Director-General of the National Development Planning Commission (NDPC) Mr. Kodjo Esseim Mensah-Abrampa is rooting for the implementation of the Electronic Transaction Levy (E-Levy) with the argument that its effect on digitalisation will only be temporal.
Finance Minister Ken Ofori-Atta announced plans by the government to tax electronic financial transactions in the country during his presentation of the 2022 budget statement in Parliament on November 17.
The announcement was subsequently opposed by the Minority and some economists arguing that such a levy will cripple government’s agenda to digitise the economy.
Speaking in an interview on Asaase Radio today, Mr. Kodjo Esseim Mensah-Abrampa admitted that the E-Levy will negatively have an impact on digitalisation.
However, he insists that it will only be temporal, and hence the E-Levy must be the way to go.
“So we have look at it in terms of if you come up with any policy will it affect another policy negatively, neutrally or positively, yes, it might affect digitalisation but that is for a very brief moment.
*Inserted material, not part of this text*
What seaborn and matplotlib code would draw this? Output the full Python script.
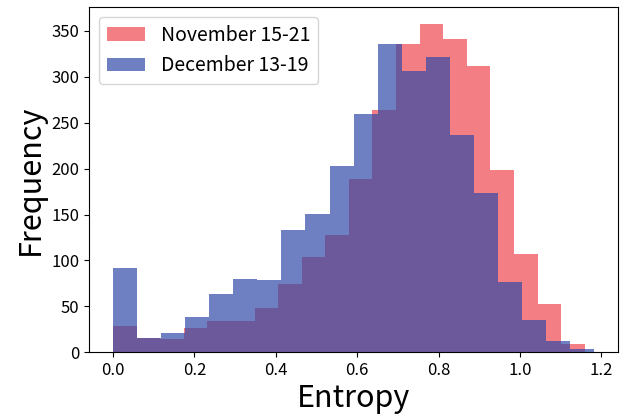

“Yes we understand the payment of E-cost is not inelastic, so immediately you bring it there will be a reaction but the cost of cash payment we have looked at that, so the cost of cash payment is very heavy such that a rationale individual will look at the value of the electronic transfer of cash and then come back,” the NDPC boss shared.
Mr. Kodjo Esseim Mensah-Abrampa added, “So we do not expect that once you bring it people will accept, yes there will be a reaction but we know in the analysis that it will be a brief moment and people will come back to it because the cost of maintaining cash payment is very very high in our situation and is one of the ways that we can bring it.”
One parliament approves the Electronic Transaction Levy, the government will charge a 1.75% tax on all electronic transactions that exceed GHS100.